21:54 25-10-2025
Santana Motors returns with 2026 pickup and a robust parts network
Spanish brand Santana Motors, headquartered in Jaén, is steadily preparing its market comeback. Following an official announcement set for early 2025, the company is building a web of strategic alliances to sidestep the missteps that have plagued other revived badges. One cautionary tale has been MG, which ran into delays with spare parts—a scenario Santana is determined not to repeat.
The manufacturer has signed an agreement with Grupo JPG, a leading Spanish player in engineering and logistics that handles storage and delivery of genuine components.

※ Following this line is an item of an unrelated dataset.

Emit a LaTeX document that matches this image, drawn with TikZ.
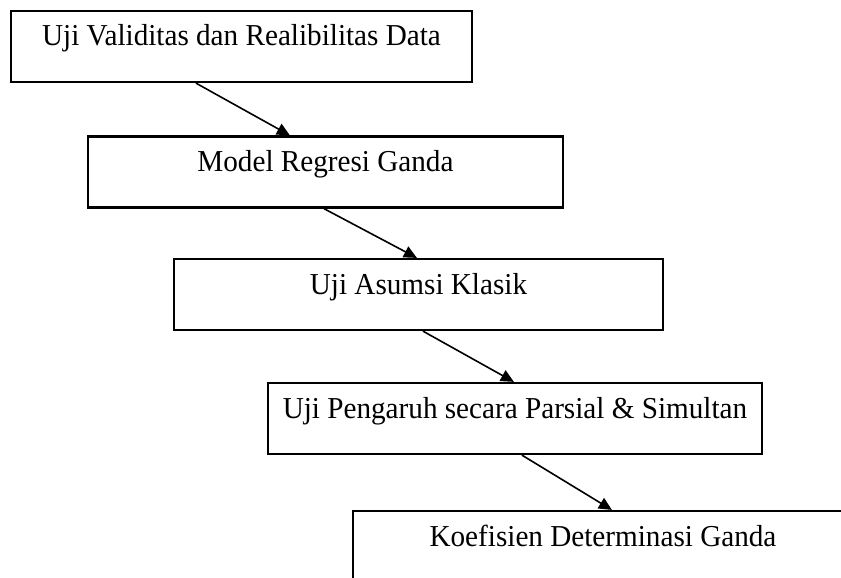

The partnership is designed to secure up to 20,000 part numbers within 24–48 hours, covering items for heritage models like the Land Rover Santana, Suzuki Santana, and Aníbal. If the timetable holds, it removes the biggest anxiety for returning brands: keeping cars on the road and reassuring longtime owners that the back catalog won’t be an afterthought.
The company is also taking cues from fellow Spanish nameplate EBRO, which staged a successful return. Santana is following a similar playbook: anchoring itself in local partnerships while tapping technical cooperation with Chinese manufacturers Zhengzhou Nissan Automobile and Anhui Coronet Tech. The mix of domestic roots and outside engineering support looks pragmatic rather than nostalgic, a calculated balance between identity and scale.
The first model of the new era will be the Santana 2026 pickup, built on the Nissan Frontier Pro (Dongfeng Z9) platform. The brand’s revival rests on practical foundations—reliable parts supply, a proven base, and continued support for classic Santana owners. On paper, it’s a measured way to rebuild trust before reaching for bigger ambitions.